— start —
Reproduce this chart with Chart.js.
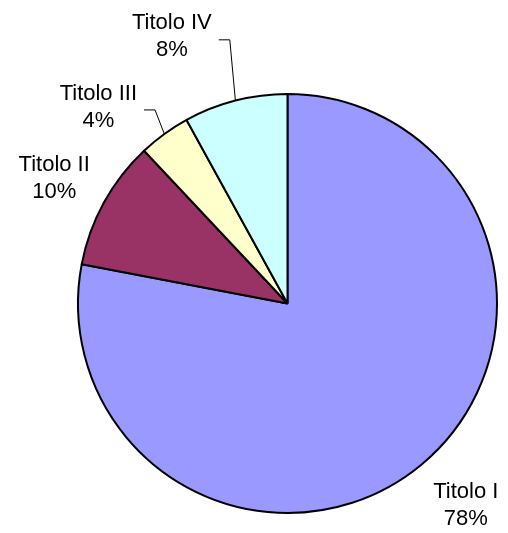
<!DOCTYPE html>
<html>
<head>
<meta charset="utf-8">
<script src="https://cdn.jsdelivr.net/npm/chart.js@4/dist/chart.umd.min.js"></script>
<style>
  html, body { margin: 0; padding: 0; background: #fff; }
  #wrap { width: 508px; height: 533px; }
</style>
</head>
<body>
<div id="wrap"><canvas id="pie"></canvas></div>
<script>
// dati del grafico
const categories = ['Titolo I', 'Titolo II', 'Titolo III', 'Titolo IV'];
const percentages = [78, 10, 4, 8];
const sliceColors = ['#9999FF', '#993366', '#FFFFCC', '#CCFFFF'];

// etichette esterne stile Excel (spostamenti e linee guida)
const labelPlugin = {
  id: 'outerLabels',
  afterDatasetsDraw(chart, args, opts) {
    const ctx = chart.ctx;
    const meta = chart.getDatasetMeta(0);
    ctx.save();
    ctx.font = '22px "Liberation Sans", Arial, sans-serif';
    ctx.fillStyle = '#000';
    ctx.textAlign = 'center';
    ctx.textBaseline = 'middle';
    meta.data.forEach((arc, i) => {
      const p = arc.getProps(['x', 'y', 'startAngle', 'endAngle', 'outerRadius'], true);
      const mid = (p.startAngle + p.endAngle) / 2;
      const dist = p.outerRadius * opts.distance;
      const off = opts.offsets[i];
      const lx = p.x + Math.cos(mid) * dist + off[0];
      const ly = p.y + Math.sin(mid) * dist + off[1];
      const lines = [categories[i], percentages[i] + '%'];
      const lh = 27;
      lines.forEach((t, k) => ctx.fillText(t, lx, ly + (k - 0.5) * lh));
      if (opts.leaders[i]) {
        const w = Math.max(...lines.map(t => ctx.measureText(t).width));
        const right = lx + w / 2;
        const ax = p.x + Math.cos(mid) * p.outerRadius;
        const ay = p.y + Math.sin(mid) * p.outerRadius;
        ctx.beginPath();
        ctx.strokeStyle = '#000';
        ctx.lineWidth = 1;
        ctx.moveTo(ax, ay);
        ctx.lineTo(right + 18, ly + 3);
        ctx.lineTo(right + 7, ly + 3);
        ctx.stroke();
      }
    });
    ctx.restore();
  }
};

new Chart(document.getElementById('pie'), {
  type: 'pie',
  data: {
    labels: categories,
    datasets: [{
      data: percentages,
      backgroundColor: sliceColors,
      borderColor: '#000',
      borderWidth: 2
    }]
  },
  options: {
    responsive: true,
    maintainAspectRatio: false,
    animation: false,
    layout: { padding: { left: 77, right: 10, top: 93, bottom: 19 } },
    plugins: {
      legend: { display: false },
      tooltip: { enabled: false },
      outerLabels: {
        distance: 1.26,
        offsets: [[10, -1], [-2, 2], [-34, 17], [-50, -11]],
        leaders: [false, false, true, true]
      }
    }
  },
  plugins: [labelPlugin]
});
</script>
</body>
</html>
— end —
The data should be printed again unchanged; leave its pictures out.

RESULT OF THE TASK:
Reproduce this chart with Chart.js.
<!DOCTYPE html>
<html>
<head>
<meta charset="utf-8">
<script src="https://cdn.jsdelivr.net/npm/chart.js@4/dist/chart.umd.min.js"></script>
<style>
  html, body { margin: 0; padding: 0; background: #fff; }
  #wrap { width: 508px; height: 533px; }
</style>
</head>
<body>
<div id="wrap"><canvas id="pie"></canvas></div>
<script>
// dati del grafico
const categories = ['Titolo I', 'Titolo II', 'Titolo III', 'Titolo IV'];
const percentages = [78, 10, 4, 8];
const sliceColors = ['#9999FF', '#993366', '#FFFFCC', '#CCFFFF'];

// etichette esterne stile Excel (spostamenti e linee guida)
const labelPlugin = {
  id: 'outerLabels',
  afterDatasetsDraw(chart, args, opts) {
    const ctx = chart.ctx;
    const meta = chart.getDatasetMeta(0);
    ctx.save();
    ctx.font = '22px "Liberation Sans", Arial, sans-serif';
    ctx.fillStyle = '#000';
    ctx.textAlign = 'center';
    ctx.textBaseline = 'middle';
    meta.data.forEach((arc, i) => {
      const p = arc.getProps(['x', 'y', 'startAngle', 'endAngle', 'outerRadius'], true);
      const mid = (p.startAngle + p.endAngle) / 2;
      const dist = p.outerRadius * opts.distance;
      const off = opts.offsets[i];
      const lx = p.x + Math.cos(mid) * dist + off[0];
      const ly = p.y + Math.sin(mid) * dist + off[1];
      const lines = [categories[i], percentages[i] + '%'];
      const lh = 27;
      lines.forEach((t, k) => ctx.fillText(t, lx, ly + (k - 0.5) * lh));
      if (opts.leaders[i]) {
        const w = Math.max(...lines.map(t => ctx.measureText(t).width));
        const right = lx + w / 2;
        const ax = p.x + Math.cos(mid) * p.outerRadius;
        const ay = p.y + Math.sin(mid) * p.outerRadius;
        ctx.beginPath();
        ctx.strokeStyle = '#000';
        ctx.lineWidth = 1;
        ctx.moveTo(ax, ay);
        ctx.lineTo(right + 18, ly + 3);
        ctx.lineTo(right + 7, ly + 3);
        ctx.stroke();
      }
    });
    ctx.restore();
  }
};

new Chart(document.getElementById('pie'), {
  type: 'pie',
  data: {
    labels: categories,
    datasets: [{
      data: percentages,
      backgroundColor: sliceColors,
      borderColor: '#000',
      borderWidth: 2
    }]
  },
  options: {
    responsive: true,
    maintainAspectRatio: false,
    animation: false,
    layout: { padding: { left: 77, right: 10, top: 93, bottom: 19 } },
    plugins: {
      legend: { display: false },
      tooltip: { enabled: false },
      outerLabels: {
        distance: 1.26,
        offsets: [[10, -1], [-2, 2], [-34, 17], [-50, -11]],
        leaders: [false, false, true, true]
      }
    }
  },
  plugins: [labelPlugin]
});
</script>
</body>
</html>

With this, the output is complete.